Gates, a theoretical physicist at the University of Maryland, is a recipient of the National Medal of Science and a member of the National Academy of Sciences. He also served a member of the President’s Council of Advisors on Science and Technology during the Obama administration.

He says several factors made him want to be a part of the visiting professors program at Brown.

“Brown has long had a reputation for its flexibility in educating undergraduates and for having fantastic students, and I wanted to be involved with that,” he said. “But the other thing is that Brown is making some historic efforts at being more inclusive, and that also is something that fascinated me.”

Gates says when he thinks about the value of programs like this, he’s reminded of something a female colleague once said to him.

“She said it really matters when a young woman sees someone who looks like her at the blackboard,” Gates recalled. “It provides real encouragement for people from groups who have been traditionally locked out of some of these positions.”

Chris Rose, a professor of engineering and associate dean of the faculty for special initiatives, helps oversee the program. He said it has been gratifying to see the first cohort engaging with students and fellow faculty members throughout campus.

“We’re not the first university to have this type of program, but we wanted to structure ours differently,” Rose said. “From the beginning, we aimed for a program that was outward-facing, where visitors weren’t cloistered within a single academic department, but instead were making connections across campus. To do that, we need to bring people to campus who not only have great depth in their interests, but great breadth as well.”

Aubert, chief science officer for a health care consulting firm and an adjunct associate professor at the University of North Carolina, has a dual visiting appointment in the Brown University School of Public Health and with the University’s Center for the Study of Race and Ethnicity in America (CSREA). So in addition to teaching and mentoring students in public health, he also gave informal talks with students and faculty at CSREA on issues of race and ethnicity as they relate to the prevalence of Type 2 diabetes in the U.S. He’ll continue his work over he summer, developing campus-wide programming on issues of public health and race.

John Johnson
John A. Johnson is a leader in the search for planets outside of our solar system.

Johnson, a professor at the Harvard-Smithsonian Center for Astrophysics, had a dual visiting appointment in physics and with CSREA. As he continued his work as a leader in the search for planets outside of our solar system, he also convened weekly discussions on race, social power and how racism shapes scholarly endeavors and higher education. 

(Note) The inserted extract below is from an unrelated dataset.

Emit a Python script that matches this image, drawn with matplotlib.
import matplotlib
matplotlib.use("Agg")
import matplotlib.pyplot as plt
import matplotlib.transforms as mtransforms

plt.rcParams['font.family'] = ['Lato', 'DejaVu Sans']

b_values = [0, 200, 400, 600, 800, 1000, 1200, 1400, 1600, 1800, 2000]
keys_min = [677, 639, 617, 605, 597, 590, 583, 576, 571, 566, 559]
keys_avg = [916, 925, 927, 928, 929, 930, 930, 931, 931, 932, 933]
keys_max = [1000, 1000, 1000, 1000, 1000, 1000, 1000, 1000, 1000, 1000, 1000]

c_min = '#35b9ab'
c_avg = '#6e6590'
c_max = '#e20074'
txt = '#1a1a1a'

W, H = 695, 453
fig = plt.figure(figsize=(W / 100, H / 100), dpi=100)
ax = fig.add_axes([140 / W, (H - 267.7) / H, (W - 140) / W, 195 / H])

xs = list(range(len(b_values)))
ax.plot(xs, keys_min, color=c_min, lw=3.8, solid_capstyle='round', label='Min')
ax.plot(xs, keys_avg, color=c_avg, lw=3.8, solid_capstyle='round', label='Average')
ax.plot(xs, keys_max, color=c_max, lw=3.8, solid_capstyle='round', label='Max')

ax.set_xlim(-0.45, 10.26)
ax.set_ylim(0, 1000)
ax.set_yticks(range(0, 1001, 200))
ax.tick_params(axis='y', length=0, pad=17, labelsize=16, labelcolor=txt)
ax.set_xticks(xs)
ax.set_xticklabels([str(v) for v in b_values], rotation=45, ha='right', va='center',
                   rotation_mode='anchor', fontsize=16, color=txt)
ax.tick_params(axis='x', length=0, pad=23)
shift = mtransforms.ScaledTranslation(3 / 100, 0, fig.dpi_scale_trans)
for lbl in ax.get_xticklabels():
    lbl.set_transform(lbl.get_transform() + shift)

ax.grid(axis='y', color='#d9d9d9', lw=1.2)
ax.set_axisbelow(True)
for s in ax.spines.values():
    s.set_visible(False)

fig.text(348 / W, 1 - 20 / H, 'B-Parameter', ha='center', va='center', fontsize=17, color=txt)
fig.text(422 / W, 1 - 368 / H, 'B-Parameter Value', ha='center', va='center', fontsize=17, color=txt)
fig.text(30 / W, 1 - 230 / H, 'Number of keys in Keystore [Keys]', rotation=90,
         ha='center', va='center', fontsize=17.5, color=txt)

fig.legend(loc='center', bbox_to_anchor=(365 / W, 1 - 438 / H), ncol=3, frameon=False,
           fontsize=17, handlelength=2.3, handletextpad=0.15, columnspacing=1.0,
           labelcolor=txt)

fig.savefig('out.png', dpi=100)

Gates co-taught a physics class, gave a colloquium on science-based public policy at the Watson Institute for International and Public Affairs and served as co-director of Brown’s Presidential Scholars Program, which provides research opportunities and support for low-and-middle-income undergraduates.

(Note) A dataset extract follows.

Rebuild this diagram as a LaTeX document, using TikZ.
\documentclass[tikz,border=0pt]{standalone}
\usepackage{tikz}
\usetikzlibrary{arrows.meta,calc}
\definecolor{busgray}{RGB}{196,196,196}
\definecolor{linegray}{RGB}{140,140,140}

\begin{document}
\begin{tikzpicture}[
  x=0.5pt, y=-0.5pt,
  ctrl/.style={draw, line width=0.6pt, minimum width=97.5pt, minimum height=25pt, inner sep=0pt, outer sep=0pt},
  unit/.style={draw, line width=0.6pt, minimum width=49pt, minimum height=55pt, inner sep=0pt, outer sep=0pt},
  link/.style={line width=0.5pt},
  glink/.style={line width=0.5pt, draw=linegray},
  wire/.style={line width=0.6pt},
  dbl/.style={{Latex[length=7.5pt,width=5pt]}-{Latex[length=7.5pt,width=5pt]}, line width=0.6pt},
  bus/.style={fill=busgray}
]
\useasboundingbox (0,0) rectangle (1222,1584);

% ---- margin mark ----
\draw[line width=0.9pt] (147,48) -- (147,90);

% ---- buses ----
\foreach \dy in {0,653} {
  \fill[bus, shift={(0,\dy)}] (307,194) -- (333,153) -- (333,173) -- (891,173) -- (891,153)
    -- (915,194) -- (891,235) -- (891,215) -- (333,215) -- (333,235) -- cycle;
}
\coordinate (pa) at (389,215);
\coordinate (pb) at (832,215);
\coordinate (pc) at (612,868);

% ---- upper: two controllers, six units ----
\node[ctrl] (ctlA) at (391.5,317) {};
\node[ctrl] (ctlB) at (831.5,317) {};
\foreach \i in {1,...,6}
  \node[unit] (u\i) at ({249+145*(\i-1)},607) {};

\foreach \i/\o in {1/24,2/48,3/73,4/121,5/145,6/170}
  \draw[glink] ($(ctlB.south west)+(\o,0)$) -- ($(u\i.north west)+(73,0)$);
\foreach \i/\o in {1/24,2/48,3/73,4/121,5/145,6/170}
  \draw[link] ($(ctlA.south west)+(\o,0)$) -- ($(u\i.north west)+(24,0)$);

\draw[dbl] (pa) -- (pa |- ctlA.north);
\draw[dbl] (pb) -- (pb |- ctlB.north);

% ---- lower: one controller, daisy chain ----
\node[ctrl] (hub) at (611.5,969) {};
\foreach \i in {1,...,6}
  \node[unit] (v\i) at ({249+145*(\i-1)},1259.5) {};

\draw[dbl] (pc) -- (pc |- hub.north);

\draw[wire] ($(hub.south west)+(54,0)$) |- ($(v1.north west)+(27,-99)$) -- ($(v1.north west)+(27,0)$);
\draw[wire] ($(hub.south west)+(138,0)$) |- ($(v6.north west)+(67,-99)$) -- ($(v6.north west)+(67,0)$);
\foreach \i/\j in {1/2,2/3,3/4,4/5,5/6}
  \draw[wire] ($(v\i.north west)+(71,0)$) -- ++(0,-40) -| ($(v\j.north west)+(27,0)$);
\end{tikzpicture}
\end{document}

Amid all that, Gates still had time to continue his research, which he said benefitted from the collaborative ethos he found at Brown.

“What I’m working on is a strange combination of physics, mathematics, computer science and even a bit of evolutionary biology,” Gates said. “There’s a real spirit of interdisciplinarity here that enabled my work.”

Rose says he looks forward to the program’s continued success, along with the suite of related programs aimed at creating a more diverse academic community at Brown.

“There’s a constant drumbeat of these kinds of programs at Brown growing out of the Diversity and Inclusion Action Plan, along with the institutional will to see them through,” Rose said. “In terms of making meaningful progress in diversity and inclusion, I think Brown is the place to watch.”

[Editor's Note: In late May 2017, shortly after publication of this story, Sylvester James Gates Jr. agreed to become a permanent member of Brown's faculty.]